International issues are also coming to the forefront of the D&O insurance world as the business world gets smaller.
“Based on my experience working with companies that are purchasing D&O insurance and studies conducted by our firm, the scope of the potential unlimited personal liability of directors and officers of companies in non-U.S. jurisdictions continues to evolve as rapidly as it is in the United States,” says Priya Cherian Huskins, partner and senior vice president at San Francisco-based broker Woodruff-Sawyer & Co.
“A good D&O insurance program will take into account local jurisdictional requirements, especially in foreign jurisdictions where a U.S. company has major operations,” she says. “For example, the failure to consider whether a locally admitted policy is required could result in a variety of consequences, including a tax penalty on an individual insured or possibly the complete unavailability of insurance proceeds. Also critical to fully protecting directors and officers is the optimization of corporate governance protocols, such as insider trading and corporate governance policies, that reduce D&O risk.”
2008 and Beyond
The new year has also brought new concerns to keep in mind.

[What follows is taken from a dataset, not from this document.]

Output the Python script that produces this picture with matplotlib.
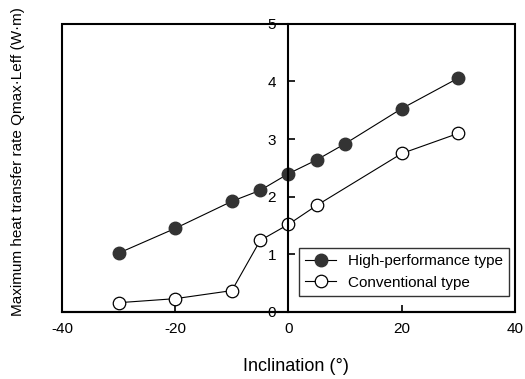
import matplotlib
matplotlib.use('Agg')
import matplotlib.pyplot as plt
from matplotlib.patches import Rectangle

plt.rcParams['font.family'] = ['Liberation Sans', 'DejaVu Sans']
plt.rcParams['axes.unicode_minus'] = False

# Данные
angles_high = [-30, -20, -10, -5, 0, 5, 10, 20, 30]
qmax_high = [1.02, 1.45, 1.92, 2.11, 2.40, 2.64, 2.92, 3.53, 4.06]

angles_conv = [-30, -20, -10, -5, 0, 5, 20, 30]
qmax_conv = [0.16, 0.23, 0.37, 1.24, 1.52, 1.85, 2.75, 3.10]

x_ticks = [-40, -20, 0, 20, 40]
y_ticks = [0, 1, 2, 3, 4, 5]

fig = plt.figure(figsize=(5.25, 3.79), dpi=100)
ax = fig.add_axes([0.118, 0.177, 0.863, 0.760])

ax.plot(angles_high, qmax_high, '-o', color='black', linewidth=0.8,
        markersize=9, markerfacecolor='#333333', markeredgecolor='#333333',
        label='High-performance type')
ax.plot(angles_conv, qmax_conv, '-o', color='black', linewidth=0.8,
        markersize=9, markerfacecolor='white', markeredgecolor='black',
        markeredgewidth=0.9, label='Conventional type')

ax.set_xlim(-40, 40)
ax.set_ylim(0, 5)
ax.set_xticks(x_ticks)
ax.set_yticks(y_ticks)

# Ось Y в центре (x=0), рамка вокруг
ax.spines['left'].set_position(('data', 0))
ax.spines['right'].set_visible(False)
ax.spines['top'].set_visible(False)
for s in ['left', 'bottom']:
    ax.spines[s].set_linewidth(1.5)
ax.add_patch(Rectangle((0, 0), 1, 1, transform=ax.transAxes, fill=False,
                       linewidth=1.5, edgecolor='black', clip_on=False, zorder=5))

ax.tick_params(axis='y', direction='in', length=5, width=1.2, labelsize=11, pad=9)
ax.tick_params(axis='x', direction='in', length=5, width=1.2, labelsize=11, pad=7)

leg = ax.legend(loc='lower right', bbox_to_anchor=(0.987, 0.056), borderaxespad=0,
                fontsize=11, frameon=True, fancybox=False, edgecolor='black',
                handlelength=2.0, borderpad=0.4, labelspacing=0.5)
leg.get_frame().set_linewidth(1.0)

fig.text(0.564, 0.032, 'Inclination (°)', ha='center', va='center', fontsize=13)
fig.text(0.034, 0.575, 'Maximum heat transfer rate Qmax·Leff (W·m)',
         rotation=90, ha='center', va='center', fontsize=11)

fig.savefig('out.png', dpi=100)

“In 2008, buyers (both the directors and officers and companies) should be sure to consider the D&O coverage clarifications that have evolved over the course of 2007,” says Michael Mahoney, senior vice president at San Francisco-based broker Willis Executive Risks. “This includes the clarification that damages arising under Section 11 and 12 of the Securities Code (for initial public offerings and secondary offerings, respectively) will not be labeled as disgorgement by the carrier if they are not categorized as such in a court award or settlement agreement. This can be a valuable clarification, as some case law suggests that disgorgement is not a coverable loss under a D&O policy.”
Generally, people involved with D&O insurance will want to evaluate their situation (the industry, products, services and risk exposures of the company and its directors and officers to lawsuit and liability—including the dollar amount of coverage that should be purchased) and need for insurance coverage. It would also be wise for an insured director or officer (as well as the company) to ask about each area of possible exclusion or limitation (visit www.calcpa.org/Content/24928.aspx for a list) to see if the policy covers the company, directors and officers for those items. If the policy does not, some manner of coverage could or should be arranged either by an additional endorsement to the policy or by purchasing a separate policy to cover those areas in which it is determined that insurance can and should be purchased.
Lawsuits are filed against directors and officers for different and sometimes surprising reasons. But they all tend to involve large dollar liability risk and are expensive to defend. While D&O insurance is an important type of insurance that every public, private and nonprofit entity must consider, policies are not standardized and are generally written to address the specific—and sometimes conflicting—needs of the insured entity and D&Os, so it’s important that directors and officers fully understand the policy they are working under to ensure proper coverage.